Step 1: Determine the geometry of each complex. (a) [Co(NH\(_3\))\(_6\)]\(^{3+}\):
Co atomic number = 27. Co\(^{3+}\) configuration: [Ar] 3d\(^6\).
NH\(_3\) is a strong field ligand, so it will cause pairing of electrons. The 6 electrons will occupy three d-orbitals.
Hybridization involves two empty 3d orbitals, one 4s, and three 4p orbitals, leading to d\(^2\)sp\(^3\) hybridization.
The geometry for coordination number 6 is Octahedral.
So, a \(\rightarrow\) ii.
(b) [NiCl\(_4\)]\(^{2-}\):
Ni atomic number = 28. Ni\(^{2+}\) configuration: [Ar] 3d\(^8\).
Cl\(^-\) is a weak field ligand. No pairing of electrons will occur.
Hybridization involves one 4s and three 4p orbitals, as the 3d orbitals are not empty. This leads to sp\(^3\) hybridization.
The geometry for sp\(^3\) hybridization is Tetrahedral.
So, b \(\rightarrow\) iii.
(c) [Ni(CN)\(_4\)]\(^{2-}\):
Ni\(^{2+}\) configuration: [Ar] 3d\(^8\).
CN\(^-\) is a strong field ligand. It will force the two unpaired electrons in the 3d orbitals to pair up, leaving one 3d orbital empty.
Hybridization involves the one empty 3d orbital, one 4s, and two 4p orbitals, leading to dsp\(^2\) hybridization.

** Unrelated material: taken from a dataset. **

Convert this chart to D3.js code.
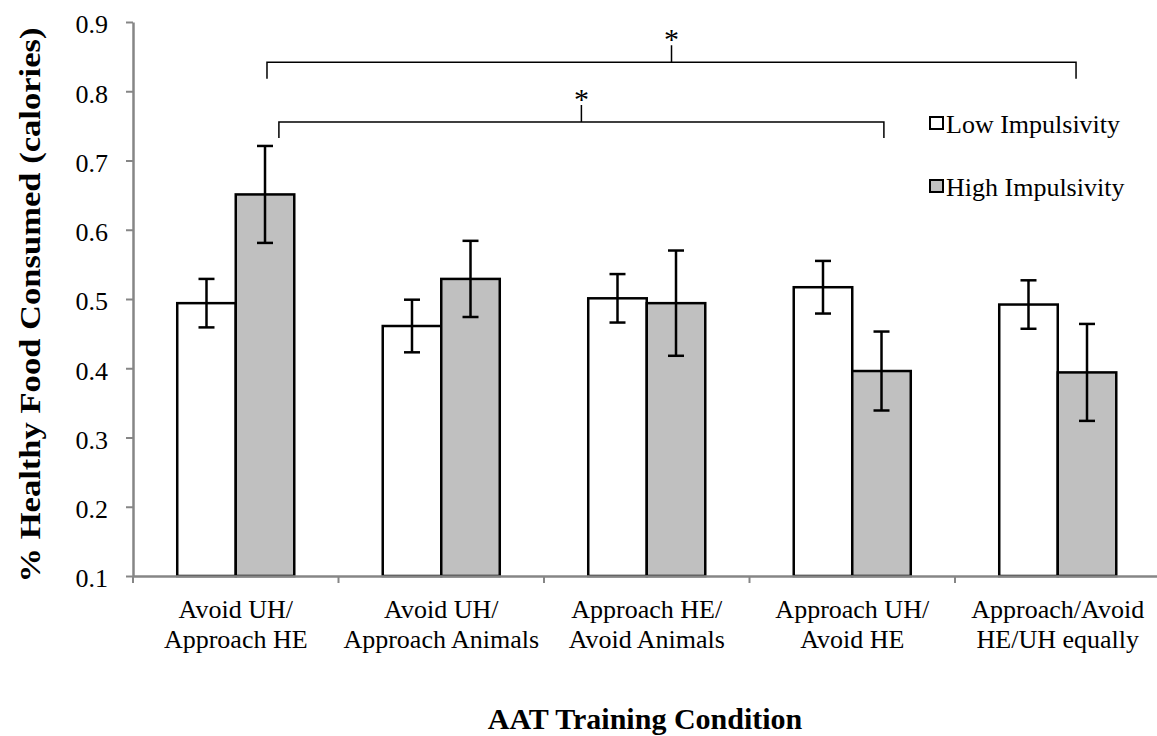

The geometry for dsp\(^2\) hybridization is Square planar.
So, c \(\rightarrow\) iv.
(d) [Fe(CO)\(_5\)]:
Fe atomic number = 26. Fe(0) configuration: [Ar] 3d\(^6\) 4s\(^2\).
CO is a strong field ligand. In the complex, the 8 valence electrons of Fe rearrange and pair up in the 3d orbitals.
The complex has coordination number 5. The hybridization is dsp\(^3\).
The geometry for coordination number 5 (dsp\(^3\)) is Trigonal bipyramidal.
So, d \(\rightarrow\) i.
Step 2: Compile the matches.
The correct matches are: a \(\rightarrow\) ii, b \(\rightarrow\) iii, c \(\rightarrow\) iv, d \(\rightarrow\) i. Step 3: Final Answer.
This combination corresponds to option (A).